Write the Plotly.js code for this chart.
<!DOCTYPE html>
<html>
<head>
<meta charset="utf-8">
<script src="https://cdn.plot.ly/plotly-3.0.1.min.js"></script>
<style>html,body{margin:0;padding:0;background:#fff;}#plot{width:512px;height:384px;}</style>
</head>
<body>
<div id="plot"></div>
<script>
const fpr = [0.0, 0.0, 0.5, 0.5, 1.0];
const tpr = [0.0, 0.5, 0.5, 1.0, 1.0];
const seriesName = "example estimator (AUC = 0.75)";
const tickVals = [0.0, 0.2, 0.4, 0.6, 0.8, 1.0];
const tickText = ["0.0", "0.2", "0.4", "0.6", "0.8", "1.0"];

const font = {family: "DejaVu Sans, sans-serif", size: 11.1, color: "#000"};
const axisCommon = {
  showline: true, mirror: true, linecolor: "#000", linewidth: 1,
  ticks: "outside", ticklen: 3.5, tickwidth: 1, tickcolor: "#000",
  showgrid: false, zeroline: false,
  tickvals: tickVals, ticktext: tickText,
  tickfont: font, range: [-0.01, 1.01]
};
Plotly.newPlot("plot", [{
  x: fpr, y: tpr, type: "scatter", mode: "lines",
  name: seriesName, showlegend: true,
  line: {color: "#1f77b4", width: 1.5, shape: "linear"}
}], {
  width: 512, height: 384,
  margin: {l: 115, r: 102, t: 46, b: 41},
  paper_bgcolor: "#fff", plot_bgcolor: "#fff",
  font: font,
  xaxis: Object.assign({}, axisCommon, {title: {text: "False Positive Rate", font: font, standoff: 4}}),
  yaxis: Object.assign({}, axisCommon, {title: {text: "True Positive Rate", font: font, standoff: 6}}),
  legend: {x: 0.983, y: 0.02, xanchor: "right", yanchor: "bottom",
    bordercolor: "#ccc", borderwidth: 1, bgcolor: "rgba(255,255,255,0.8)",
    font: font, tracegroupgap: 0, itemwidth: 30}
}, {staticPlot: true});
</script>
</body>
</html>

--- --- ---

Extract the full listing above without alteration.

Solution for this exercise –
Write the Plotly.js code for this chart.
<!DOCTYPE html>
<html>
<head>
<meta charset="utf-8">
<script src="https://cdn.plot.ly/plotly-3.0.1.min.js"></script>
<style>html,body{margin:0;padding:0;background:#fff;}#plot{width:512px;height:384px;}</style>
</head>
<body>
<div id="plot"></div>
<script>
const fpr = [0.0, 0.0, 0.5, 0.5, 1.0];
const tpr = [0.0, 0.5, 0.5, 1.0, 1.0];
const seriesName = "example estimator (AUC = 0.75)";
const tickVals = [0.0, 0.2, 0.4, 0.6, 0.8, 1.0];
const tickText = ["0.0", "0.2", "0.4", "0.6", "0.8", "1.0"];

const font = {family: "DejaVu Sans, sans-serif", size: 11.1, color: "#000"};
const axisCommon = {
  showline: true, mirror: true, linecolor: "#000", linewidth: 1,
  ticks: "outside", ticklen: 3.5, tickwidth: 1, tickcolor: "#000",
  showgrid: false, zeroline: false,
  tickvals: tickVals, ticktext: tickText,
  tickfont: font, range: [-0.01, 1.01]
};
Plotly.newPlot("plot", [{
  x: fpr, y: tpr, type: "scatter", mode: "lines",
  name: seriesName, showlegend: true,
  line: {color: "#1f77b4", width: 1.5, shape: "linear"}
}], {
  width: 512, height: 384,
  margin: {l: 115, r: 102, t: 46, b: 41},
  paper_bgcolor: "#fff", plot_bgcolor: "#fff",
  font: font,
  xaxis: Object.assign({}, axisCommon, {title: {text: "False Positive Rate", font: font, standoff: 4}}),
  yaxis: Object.assign({}, axisCommon, {title: {text: "True Positive Rate", font: font, standoff: 6}}),
  legend: {x: 0.983, y: 0.02, xanchor: "right", yanchor: "bottom",
    bordercolor: "#ccc", borderwidth: 1, bgcolor: "rgba(255,255,255,0.8)",
    font: font, tracegroupgap: 0, itemwidth: 30}
}, {staticPlot: true});
</script>
</body>
</html>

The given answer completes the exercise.